L'histoire :
Gala, la cinquantaine bien tassée, quitte Moscou pour se mettre quelques jours « au vert » chez son fils Maksim et sa belle-fille Tania. Elle a décidé de reprendre son mémoire de littérature et la petite île sur la Volga, sur laquelle ils se sont installés, lui semble un coin de calme idéal pour cela. Cela lui permet, en prime, de profiter de son petit-fils, Aliocha. Maksim l’accueille au débarcadère et lui fait ensuite découvrir la propriété qu’ils ont construite. Des chambres, une déco cosy, un ponton-terrasse qui donne sur le fleuve, un potager, des serres, des ruches… Gala est fière pour son fils de cette réussite. Dès le lendemain, elle s’installe avec son ordinateur portable dans le jardin, tandis que Maksim et un ami construisent un gîte à proximité. Ils reçoivent alors une visite impromptue, d’un dénommé Arkadi Guerassimov, de la société Tsigler. Ce dernier leur signifie qu’il leur faut un « passeport local de sécurité » pour pouvoir continuer le chantier. Et que, lui, peut le fournir, évidemment contre une taxe. Gala flaire le racket mafieux et elle éconduit le vilain bonhomme. Dès le lendemain, elle enquête et ses résultats confirment ses doutes : le document exigé est totalement bidon. Pourtant, Tsigler en personne se pointe quelques jours plus tard, se fait menaçant et exige la somme sous deux jours. La nuit suivante, il demande à deux garnements locaux de « faire peur » en causant quelques dégâts légers sur la propriété. Stepan et Kolya, un ancien élève de Gala au collège, s’exécutent avec leurs motos…

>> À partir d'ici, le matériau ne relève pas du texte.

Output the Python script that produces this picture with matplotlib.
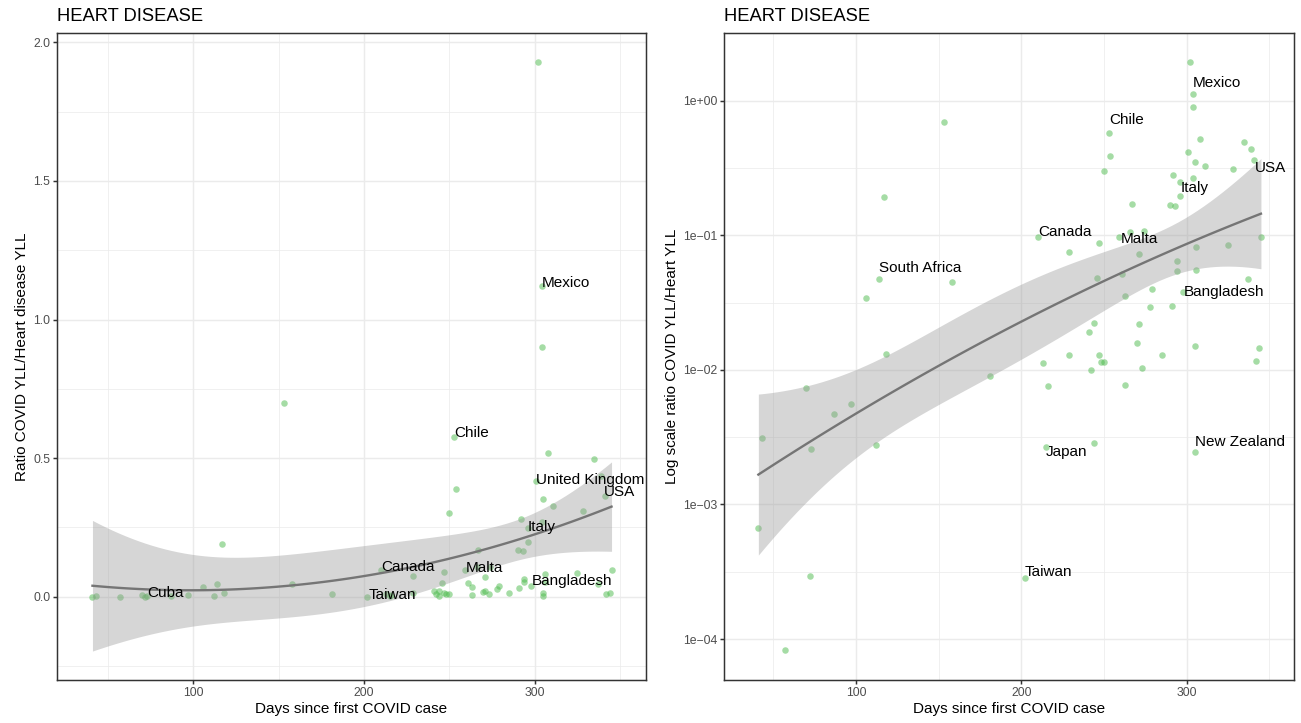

Ce qu'on en pense sur la planète BD :
Avouez, vous n’aviez jamais pensé prendre un peu de vacances sur un îlot perdu au milieu de la Volga ! C’est pourtant cette destination « exotique » que choisit l’une des protagonistes de cet étonnant récit en one-shot, qui commence « gentiment » pour finalement tourner au thriller. Gala, une universitaire russe âgée d’une cinquantaine d’années, montre assez tôt son caractère entier et sa maturité. En parallèle contrariée, le jeune Kolya montre quant à lui sa vacuité culturelle et son manque de repère sociaux. Auteur complet, Iwan Lepingle prend le temps d’installer la psychologie des personnages, particulièrement réaliste et crédible. Il prend le temps de camper le contexte, l’ambiance plutôt paisible… avant de glisser insidieusement une sorte de fonctionnaire véreux, duquel déroulera toute une problématique, qui ira loin dans les tensions. Cette histoire de racket, puis d’enlèvement, est progressivement et savoureusement menée par l’auteur, qui épingle deux sujets en même temps : il cerne tout autant les microcosmes mafieux, tels qu’il peut en émerger dans cette Russie qui a du absorber d’une traite la société de consommation, que le désœuvrement des jeunes et les ravages de l’inculture. Lépingle ne cède jamais à la facilité ni au manichéisme, si bien qu’on se demande jusqu’à quelle fatalité le réalisme de cette histoire va nous mener. La quiétude perturbée du site est renforcée par les teintes ocres volontairement délavées et fades, qui accompagnent le trait semi-réaliste et stylisé. La narration, les dialogues, la mise en scène, le dessin sont en harmonie pour faire passer un excellent moment de lecture aux fans de thrillers emprunts d’authenticités.